In tutta la sua carriera politica,
nei vari incarichi di Partito, il gerarca Pagliani - caso unico - non ha
mai riscosso alcun stipendio. All'otto settembre, pur appartenendo ad una
famiglia di tradizioni monarchiche, ha ritenuto di compiere il suo dovere
d'italiano schierandosi nei ranghi della RSI.
Durante i venti mesi della
Repubblica Sociale, fu tra gli uomini più importanti, uno di quelli
che - senza arrivare alle cariche rappresentative di governo - seppero
localmente essere le colonne portanti del nuovo Stato, con la loro personalità,
fermezza e intransigenza, contemperate da buonsenso e da infinita umanità.
Quando tutto era difficile,
tutto sembrava crollare, la loro presenza bastava ad infondere forza e
volontà di resistenza alle varie formazioni, fino ai limiti del
possibile.
Al termine del conflitto viene
catturato dai partigiani e condannato a morte, con l'accusa di partecipazione
ad un fatto di cui - oltre a non essere presente - non aveva alcuna responsabilità,
e per attività politica ad alto livello. La condanna sarà
commutata, in Corte d'Appello, ma Pagliani resterà in carcere fino
al 1950. Carcere duro, sofferto, data anche l'età matura, ma che
non riesce a fiaccare la sua forte tempra.
Riprenderà l'attività
scientifica proprio nella casa penale di Perugia, dove viene incarcerato
dopo la commutazione della condanna a morte. Il medico dell'istituto
di pena - che ha potuto sperimentare la sua abilità di chirurgo,
unita alla sua vasta capacità di analisi patologica - lo consulta
nei casi difficili, invitandolo ad eseguire gli interventi più delicati
(anche su personalità in vista del capoluogo umbro). Il professor
Pagliani acquista in tal modo una larga fama, tanto da essere indotto,
all'uscita di prigione, a riprendere la professione proprio a Perugia.

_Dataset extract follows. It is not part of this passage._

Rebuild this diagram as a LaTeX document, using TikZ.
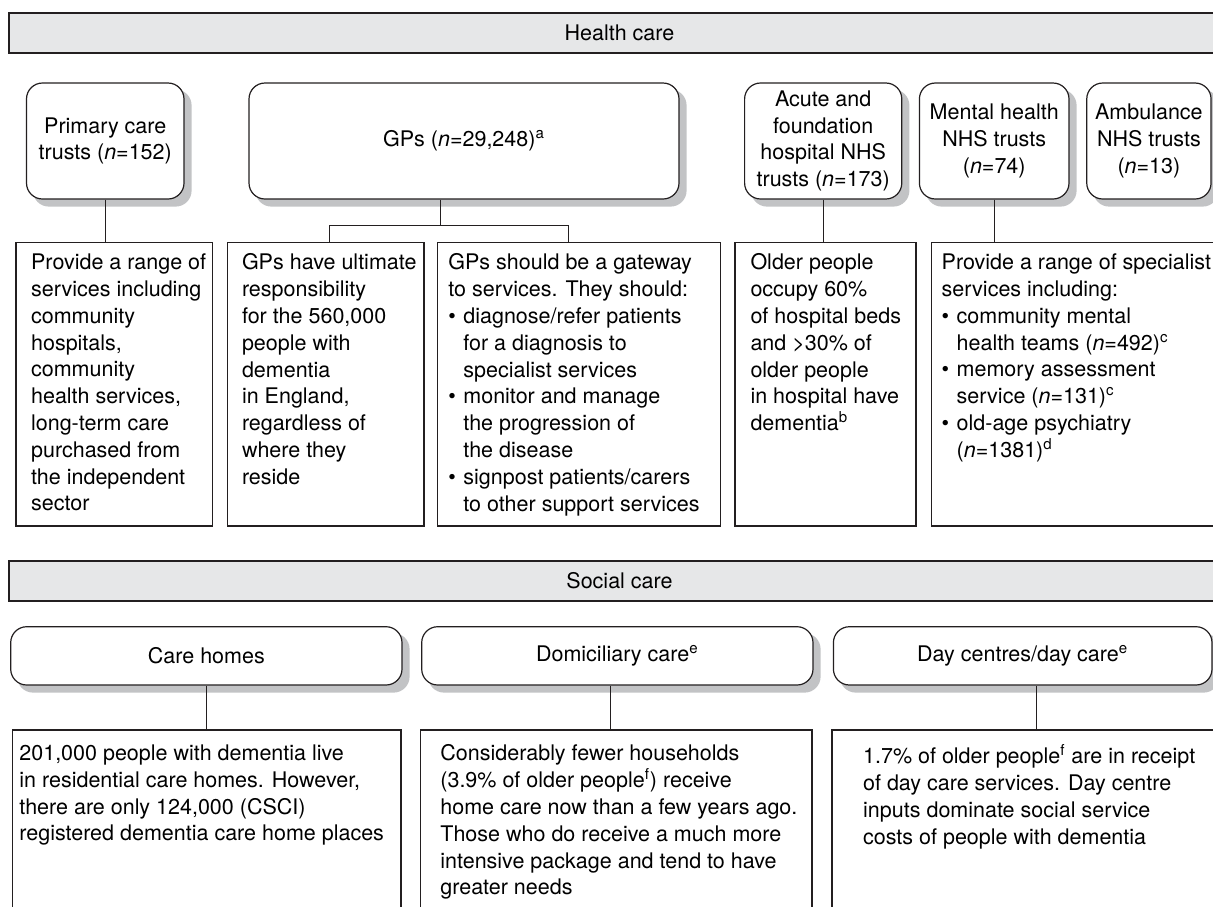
\documentclass[tikz,border=0pt]{standalone}
\usepackage{fontspec}
\setmainfont{TeX Gyre Heros}
\usetikzlibrary{backgrounds}
\definecolor{bandgray}{RGB}{230,231,232}
\definecolor{shadegray}{RGB}{194,195,197}
\definecolor{linegray}{RGB}{35,31,32}
\newcommand{\bul}{\makebox[7.5pt][l]{\textbullet}}
\newcommand{\cnt}{\hspace*{7.5pt}}

\begin{document}
\begin{tikzpicture}[x=0.5pt, y=-0.5pt,
        font=\fontsize{10.75}{13.4}\selectfont,
        band/.style={rectangle, draw=linegray, line width=0.6pt, fill=bandgray, minimum width=610.5pt, minimum height=20pt},
        unit/.style={rectangle, rounded corners=8pt, draw=linegray, line width=0.6pt, fill=white, align=center, minimum height=58pt},
        kind/.style={unit, minimum height=29.15pt},
        dropshade/.style={fill=shadegray, rounded corners=8pt},
        info/.style={rectangle, draw=linegray, line width=0.6pt, fill=white},
        note/.style={anchor=north west, inner sep=0pt, align=left, execute at begin node=\strut},
        link/.style={draw=linegray, line width=0.6pt}
    ]
        \useasboundingbox (0,0) rectangle (1213,906);

        \node[band] (health) at (619.5,33) {Health care};

        \node[unit, minimum width=78.75pt] (pct) at (105.25,141) {Primary care\\trusts (\textit{n}=152)};
        \node[unit, minimum width=215pt] (gps) at (464,141) {GPs (\textit{n}=29,248)\textsuperscript{a}};
        \node[unit, minimum width=78.6pt] (acute) at (823.2,141) {Acute and\\foundation\\hospital NHS\\trusts (\textit{n}=173)};
        \node[unit, minimum width=74.8pt] (mental) at (994.2,141) {Mental health\\NHS trusts\\(\textit{n}=74)};
        \node[unit, minimum width=62.15pt] (ambulance) at (1148.9,141) {Ambulance\\NHS trusts\\(\textit{n}=13)};

        \node[info, minimum width=98.35pt, minimum height=141.65pt] (pctbox) at (114.35,384.35) {};
        \node[info, minimum width=98.15pt, minimum height=141.65pt] (respbox) at (325.85,384.35) {};
        \node[info, minimum width=141.55pt, minimum height=141.65pt] (gatebox) at (579.25,384.35) {};
        \node[info, minimum width=90.5pt, minimum height=141.65pt] (bedbox) at (825.4,384.35) {};
        \node[info, minimum width=154.25pt, minimum height=141.65pt] (specbox) at (1085.75,384.35) {};

        \node[note] (pcttxt) at (30.7,253.5) {Provide a range of\\services including\\community\\hospitals,\\community\\health services,\\long-term care\\purchased from\\the independent\\sector};
        \node[note] (resptxt) at (241.6,253.5) {GPs have ultimate\\responsibility\\for the 560,000\\people with\\dementia\\in England,\\regardless of\\where they\\reside};
        \node[note] (gatetxt) at (448,253.5) {GPs should be a gateway\\to services. They should:\\\bul diagnose/refer patients\\\cnt for a diagnosis to\\\cnt specialist services\\\bul monitor and manage\\\cnt the progression of\\\cnt the disease\\\bul signpost patients/carers\\\cnt to other support services};
        \node[note] (bedtxt) at (750.1,253.5) {Older people\\occupy 60\%\\of hospital beds\\and >30\% of\\older people\\in hospital have\\dementia\textsuperscript{b}};
        \node[note] (spectxt) at (941.3,253.5) {Provide a range of specialist\\services including:\\\bul community mental\\\cnt health teams (\textit{n}=492)\textsuperscript{c}\\\bul memory assessment\\\cnt service (\textit{n}=131)\textsuperscript{c}\\\bul old-age psychiatry\\\cnt (\textit{n}=1381)\textsuperscript{d}};

        \coordinate (gpfork) at (440.7,225.7);
        \draw[link] (pct.south) -- (pct.south |- pctbox.north);
        \draw[link] (gps.south -| gpfork) -- (gpfork);
        \draw[link] ([xshift=1.7pt]respbox.north) |- (gpfork) -| ([xshift=-5.35pt]gatebox.north);
        \draw[link] (acute.south) -- (acute.south |- bedbox.north);
        \draw[link] (mental.south) -- (mental.south |- specbox.north);

        \node[band] (social) at (619.5,581) {Social care};

        \node[kind, minimum width=195.65pt] (homes) at (206.35,655.85) {Care homes};
        \node[kind, minimum width=195.65pt] (domic) at (617.35,655.85) {Domiciliary care\textsuperscript{e}};
        \node[kind, minimum width=189.3pt] (daycare) at (1022.7,655.85) {Day centres/day care\textsuperscript{e}};

        \node[info, minimum width=194.35pt, minimum height=100pt] (homesbox) at (206.65,830) {};
        \node[info, minimum width=195.65pt, minimum height=100pt] (domicbox) at (616.35,830) {};
        \node[info, minimum width=204pt, minimum height=100pt] (daybox) at (1036,830) {};

        \node[note] (homestxt) at (19,744.5) {201,000 people with dementia live\\in residential care homes. However,\\there are only 124,000 (CSCI)\\registered dementia care home places};
        \node[note] (domictxt) at (440,744.5) {Considerably fewer households\\(3.9\% of older people\textsuperscript{f}) receive\\home care now than a few years ago.\\Those who do receive a much more\\intensive package and tend to have\\greater needs};
        \node[note] (daytxt) at (862.7,744.5) {1.7\% of older people\textsuperscript{f} are in receipt\\of day care services. Day centre\\inputs dominate social service\\costs of people with dementia};

        \draw[link] (homes.south) -- (homes.south |- homesbox.north);
        \draw[link] ([xshift=-3.3pt]domic.south) -- ([xshift=-3.3pt]domic.south |- domicbox.north);
        \draw[link] ([xshift=0.25pt]daybox.north) -- ([xshift=0.25pt]daybox.north |- daycare.south);

        \begin{scope}[on background layer]
            \foreach \b in {pct,gps,acute,mental,ambulance,homes,domic,daycare}
                \fill[dropshade] ([xshift=3.5pt,yshift=-3.5pt]\b.south west) rectangle ([xshift=3.5pt,yshift=-3.5pt]\b.north east);
        \end{scope}
    \end{tikzpicture}
\end{document}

Sono anni di intenso lavoro,
di dedizione alla famiglia e agli studi, che gli meriteranno l'universale
riconoscenza dei pazienti e la stima dei colleghi.
Appena libero, aderisce al
Movimento Sociale Italiano e ne diventa uno dei massimi dirigenti, da tutti
considerato un intelligente "uomo delle radici", custode della
continuità ma contemporaneamente aperto al rinnovamento, soddisfatto
nel vedere un gran numero di giovani accorrere al richiamo della nuova
organizzazione.
Ho conosciuto il professor
Pagliani solo nel 1985, nel corso di una riunione preparatoria alla costituzione
del- l'Istituto Storico della RSI di Terranuova Bracciolini. Pur in età
avanzata, era sempre lucido, sereno, convinto della validità delle
nostre idee, cosciente di aver compiuto fino in fondo il proprio dovere.
Nel maggio dell'86, ha lasciato
questo mondo in silenzio, con la dignità e la signorilità
di sempre. Per non scomodare nessuno, ha voluto che la notizia del suo
decesso fosse comunicata dopo i funerali.